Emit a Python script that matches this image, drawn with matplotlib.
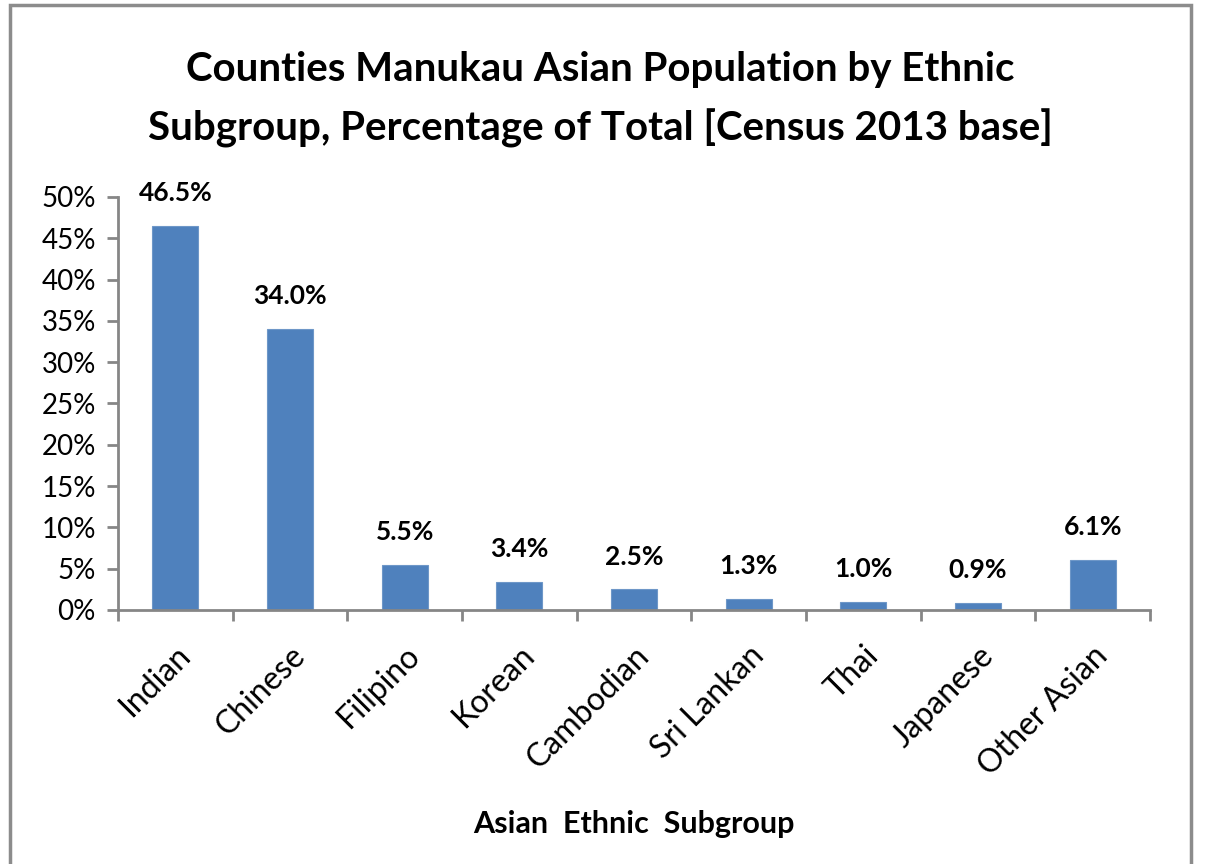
import matplotlib.pyplot as plt
from matplotlib.patches import Rectangle
from matplotlib.ticker import PercentFormatter

# datos
grupos = ['Indian', 'Chinese', 'Filipino', 'Korean', 'Cambodian',
          'Sri Lankan', 'Thai', 'Japanese', 'Other Asian']
porcentajes = [46.5, 34.0, 5.5, 3.4, 2.5, 1.3, 1.0, 0.9, 6.1]
ticks_y = [0, 5, 10, 15, 20, 25, 30, 35, 40, 45, 50]

plt.rcParams['font.family'] = ['Lato', 'DejaVu Sans']

fig = plt.figure(figsize=(12.06, 8.64), dpi=100)
ax = fig.add_axes([0.0978, 0.294, 0.8558, 0.478])

gris = '#868686'
x = range(len(grupos))
ax.bar(x, porcentajes, width=0.4, color='#4F81BD', edgecolor='#6E97C8', linewidth=0.8)

for xi, v in zip(x, porcentajes):
    ax.annotate(f'{v:.1f}%', (xi, v), xytext=(0, 15), textcoords='offset points',
                ha='center', va='bottom', fontsize=19, fontweight='bold')

ax.set_xlim(-0.5, len(grupos) - 0.5)
ax.set_ylim(0, 50)
ax.set_yticks(ticks_y)
ax.yaxis.set_major_formatter(PercentFormatter(decimals=0))
ax.set_xticks([i - 0.5 for i in range(len(grupos) + 1)])
ax.set_xticklabels([])
ax.set_xticks(list(x), minor=True)
ax.set_xticklabels(grupos, minor=True, rotation=45, ha='right',
                   rotation_mode='anchor', fontsize=23)
ax.tick_params(axis='x', which='minor', length=0, pad=22)
ax.tick_params(axis='x', which='major', length=8, width=2, color=gris)
ax.tick_params(axis='y', length=8, width=2, color=gris, labelsize=20, pad=8)

for lado in ['top', 'right']:
    ax.spines[lado].set_visible(False)
for lado in ['left', 'bottom']:
    ax.spines[lado].set_color(gris)
    ax.spines[lado].set_linewidth(2)

ax.set_xlabel('Asian  Ethnic  Subgroup', fontsize=22, fontweight='bold')
ax.xaxis.set_label_coords(0.5, -0.485)

fig.text(0.498, 0.885, 'Counties Manukau Asian Population by Ethnic\nSubgroup, Percentage of Total [Census 2013 base]',
         ha='center', va='center', fontsize=29, fontweight='bold', linespacing=1.65)

# marco del área del gráfico
fig.patches.append(Rectangle((10 / 1206, -0.02), 1181 / 1206, 1.014,
                             transform=fig.transFigure, fill=False,
                             edgecolor='#8C8C8C', linewidth=2.5))

fig.savefig('out.png', dpi=100)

Task instructions: Pictures excluded, repeat exactly the lines from the top of the material through the line with "from matplotlib.ticker import", including both of those lines.

Finished exercise:
Emit a Python script that matches this image, drawn with matplotlib.
import matplotlib.pyplot as plt
from matplotlib.patches import Rectangle
from matplotlib.ticker import PercentFormatter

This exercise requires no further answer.